→ Exercise material
########

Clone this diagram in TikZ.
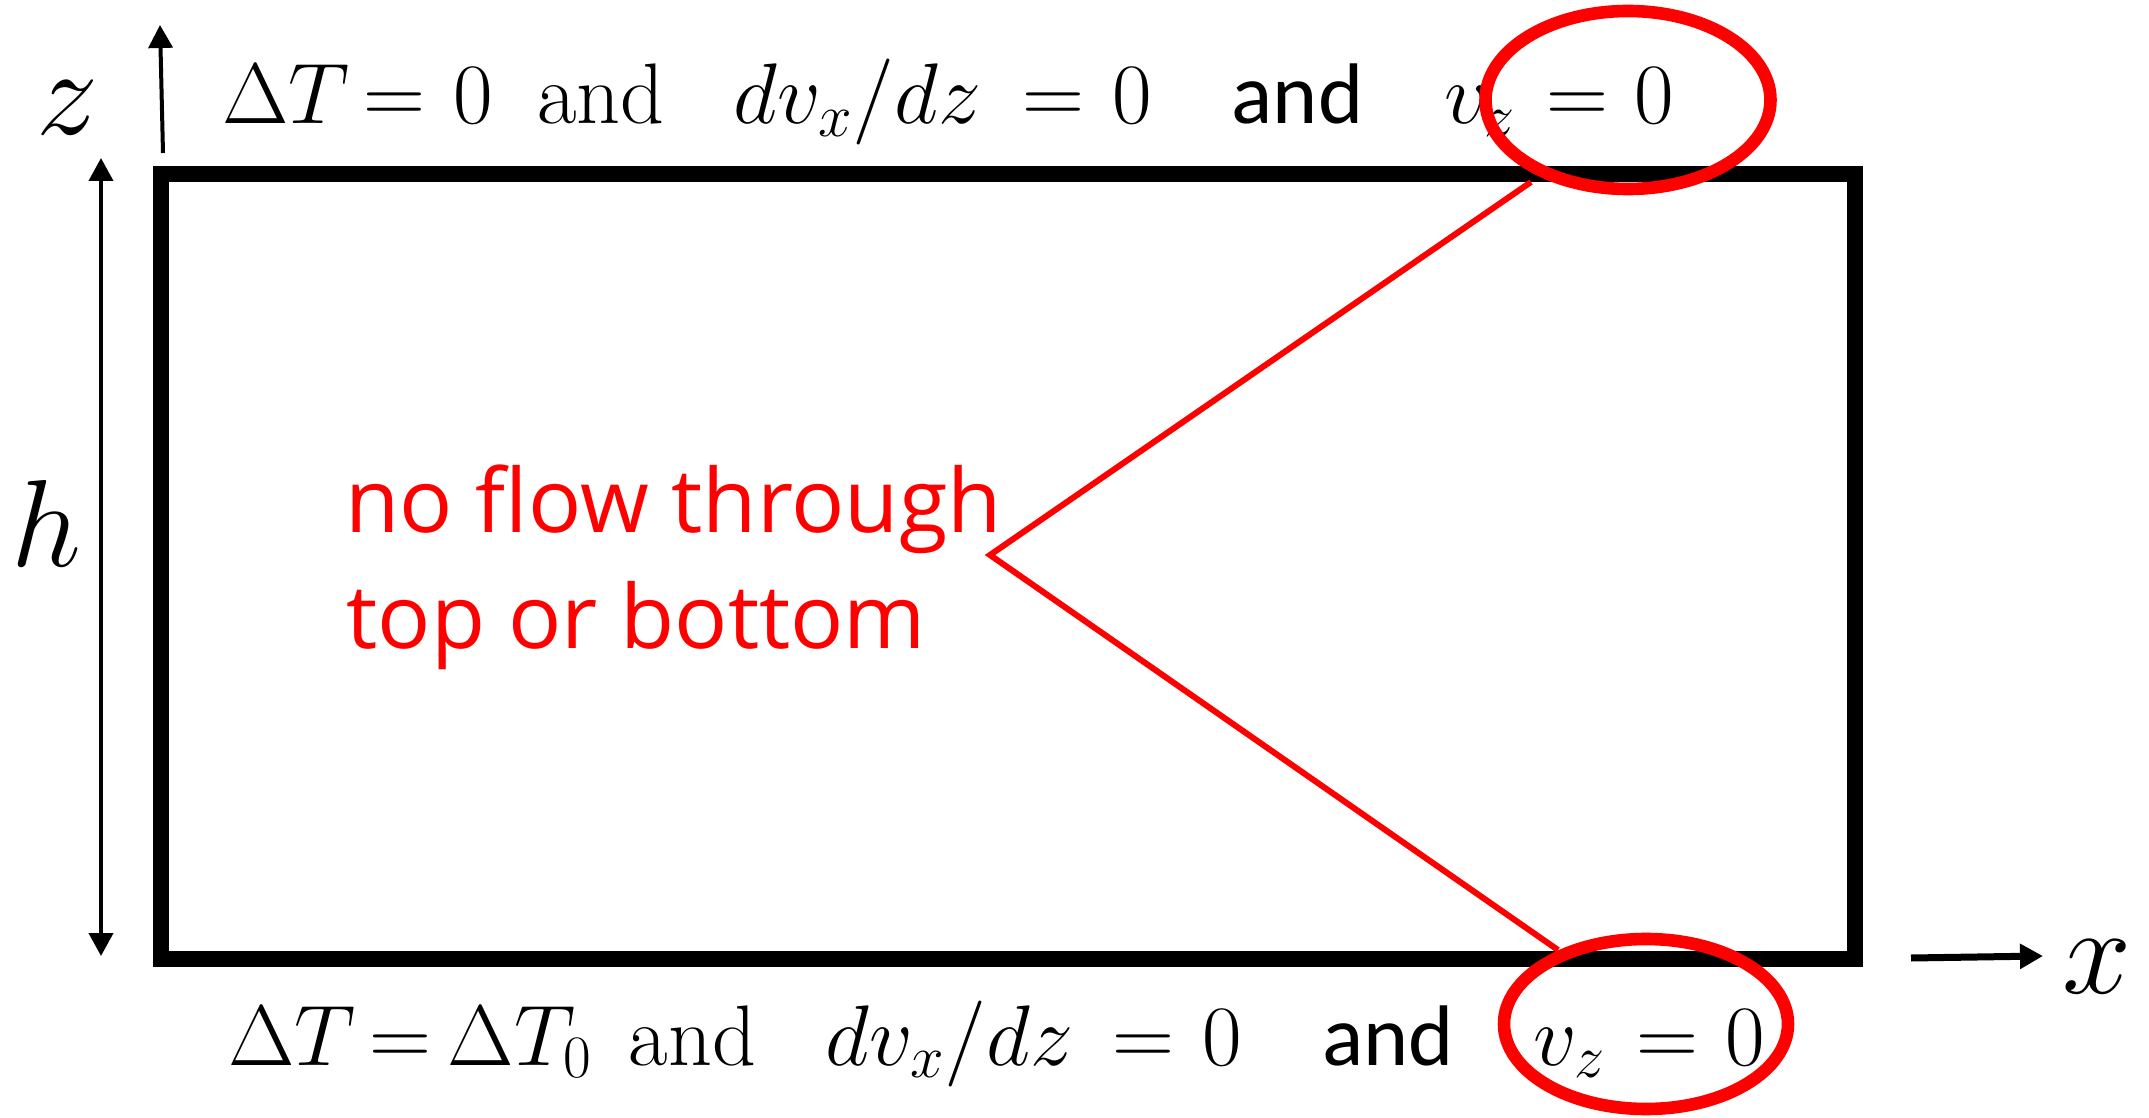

########

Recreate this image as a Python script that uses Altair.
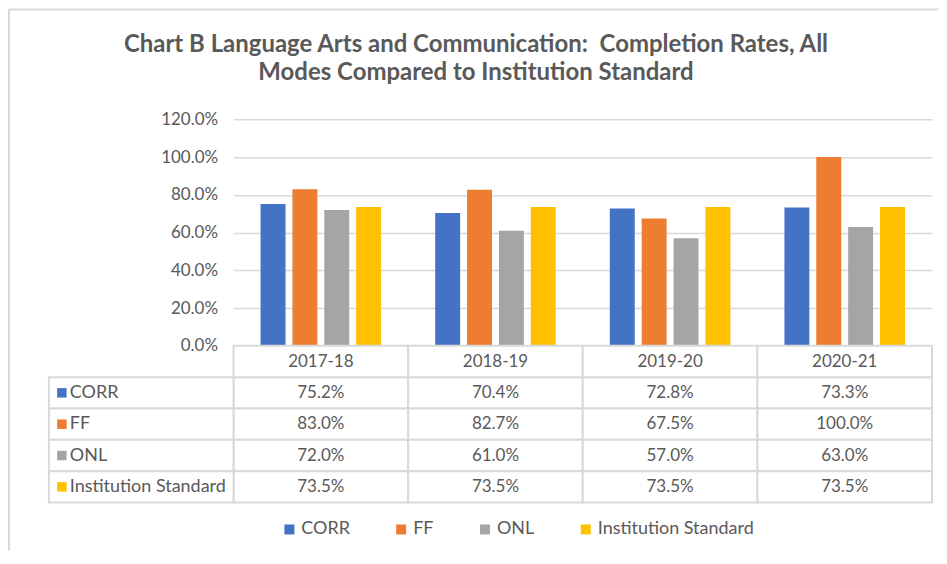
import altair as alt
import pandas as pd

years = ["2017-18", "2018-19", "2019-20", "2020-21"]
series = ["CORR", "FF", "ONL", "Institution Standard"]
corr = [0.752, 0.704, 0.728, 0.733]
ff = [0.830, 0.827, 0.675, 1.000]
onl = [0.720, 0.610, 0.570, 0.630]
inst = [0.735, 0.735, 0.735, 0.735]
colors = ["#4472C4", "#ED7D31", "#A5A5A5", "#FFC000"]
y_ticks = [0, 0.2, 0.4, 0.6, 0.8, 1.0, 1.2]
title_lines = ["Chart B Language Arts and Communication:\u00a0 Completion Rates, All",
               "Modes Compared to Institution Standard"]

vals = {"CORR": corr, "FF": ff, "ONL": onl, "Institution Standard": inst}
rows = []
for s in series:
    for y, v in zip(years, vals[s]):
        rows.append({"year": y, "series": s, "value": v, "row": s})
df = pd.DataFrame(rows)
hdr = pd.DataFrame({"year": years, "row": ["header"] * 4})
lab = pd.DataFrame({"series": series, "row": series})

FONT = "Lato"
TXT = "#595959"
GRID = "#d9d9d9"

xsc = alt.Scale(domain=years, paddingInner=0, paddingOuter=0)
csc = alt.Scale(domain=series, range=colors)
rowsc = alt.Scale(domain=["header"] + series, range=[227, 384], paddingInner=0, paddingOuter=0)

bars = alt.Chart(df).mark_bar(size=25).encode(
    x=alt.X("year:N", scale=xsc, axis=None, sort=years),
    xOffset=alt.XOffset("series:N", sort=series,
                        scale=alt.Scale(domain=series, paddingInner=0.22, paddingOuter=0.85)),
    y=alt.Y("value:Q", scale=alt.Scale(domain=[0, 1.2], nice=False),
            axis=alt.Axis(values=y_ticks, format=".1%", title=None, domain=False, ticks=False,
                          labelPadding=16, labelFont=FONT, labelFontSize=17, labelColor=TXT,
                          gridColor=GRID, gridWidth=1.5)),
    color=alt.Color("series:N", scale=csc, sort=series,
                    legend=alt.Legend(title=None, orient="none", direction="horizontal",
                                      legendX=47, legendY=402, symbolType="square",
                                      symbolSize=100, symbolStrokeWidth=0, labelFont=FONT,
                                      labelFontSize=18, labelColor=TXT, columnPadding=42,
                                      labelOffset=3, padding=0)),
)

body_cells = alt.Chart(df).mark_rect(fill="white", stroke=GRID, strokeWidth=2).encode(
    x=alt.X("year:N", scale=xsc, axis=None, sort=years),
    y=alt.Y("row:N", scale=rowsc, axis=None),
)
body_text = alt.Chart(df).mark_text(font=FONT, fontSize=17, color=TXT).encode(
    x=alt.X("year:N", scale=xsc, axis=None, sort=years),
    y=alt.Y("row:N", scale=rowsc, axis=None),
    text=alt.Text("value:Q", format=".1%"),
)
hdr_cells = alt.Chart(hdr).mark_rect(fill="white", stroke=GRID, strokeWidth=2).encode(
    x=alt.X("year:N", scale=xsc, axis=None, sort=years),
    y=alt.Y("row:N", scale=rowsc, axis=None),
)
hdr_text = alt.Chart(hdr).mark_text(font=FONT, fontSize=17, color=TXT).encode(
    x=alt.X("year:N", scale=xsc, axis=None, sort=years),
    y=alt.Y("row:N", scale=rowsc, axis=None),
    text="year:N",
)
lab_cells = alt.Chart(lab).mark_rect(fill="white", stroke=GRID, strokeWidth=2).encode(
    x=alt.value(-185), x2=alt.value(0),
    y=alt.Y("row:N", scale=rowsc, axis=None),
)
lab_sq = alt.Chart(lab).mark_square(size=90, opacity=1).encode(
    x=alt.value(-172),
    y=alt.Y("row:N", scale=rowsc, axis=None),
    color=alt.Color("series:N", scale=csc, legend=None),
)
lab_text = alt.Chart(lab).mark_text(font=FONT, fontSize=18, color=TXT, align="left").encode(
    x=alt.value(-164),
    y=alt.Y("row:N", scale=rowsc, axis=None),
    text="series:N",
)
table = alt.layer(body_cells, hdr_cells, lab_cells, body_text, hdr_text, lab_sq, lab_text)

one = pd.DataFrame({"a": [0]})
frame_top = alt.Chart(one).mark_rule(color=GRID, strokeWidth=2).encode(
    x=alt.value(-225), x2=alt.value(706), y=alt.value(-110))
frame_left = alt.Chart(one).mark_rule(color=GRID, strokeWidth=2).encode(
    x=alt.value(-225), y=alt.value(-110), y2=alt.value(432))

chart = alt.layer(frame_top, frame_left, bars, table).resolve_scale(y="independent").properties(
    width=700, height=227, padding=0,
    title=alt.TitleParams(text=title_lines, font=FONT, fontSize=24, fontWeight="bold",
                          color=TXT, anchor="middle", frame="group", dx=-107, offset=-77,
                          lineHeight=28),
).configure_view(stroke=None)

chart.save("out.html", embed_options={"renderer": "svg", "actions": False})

########

→ Goal
Reproduce, word for word, only the lines in the records above from the line with "Recreate this image" through the line with "Compared to Institution", including both ends; omit the pictures.

→ Exercise result
Recreate this image as a Python script that uses Altair.
import altair as alt
import pandas as pd

years = ["2017-18", "2018-19", "2019-20", "2020-21"]
series = ["CORR", "FF", "ONL", "Institution Standard"]
corr = [0.752, 0.704, 0.728, 0.733]
ff = [0.830, 0.827, 0.675, 1.000]
onl = [0.720, 0.610, 0.570, 0.630]
inst = [0.735, 0.735, 0.735, 0.735]
colors = ["#4472C4", "#ED7D31", "#A5A5A5", "#FFC000"]
y_ticks = [0, 0.2, 0.4, 0.6, 0.8, 1.0, 1.2]
title_lines = ["Chart B Language Arts and Communication:\u00a0 Completion Rates, All",
               "Modes Compared to Institution Standard"]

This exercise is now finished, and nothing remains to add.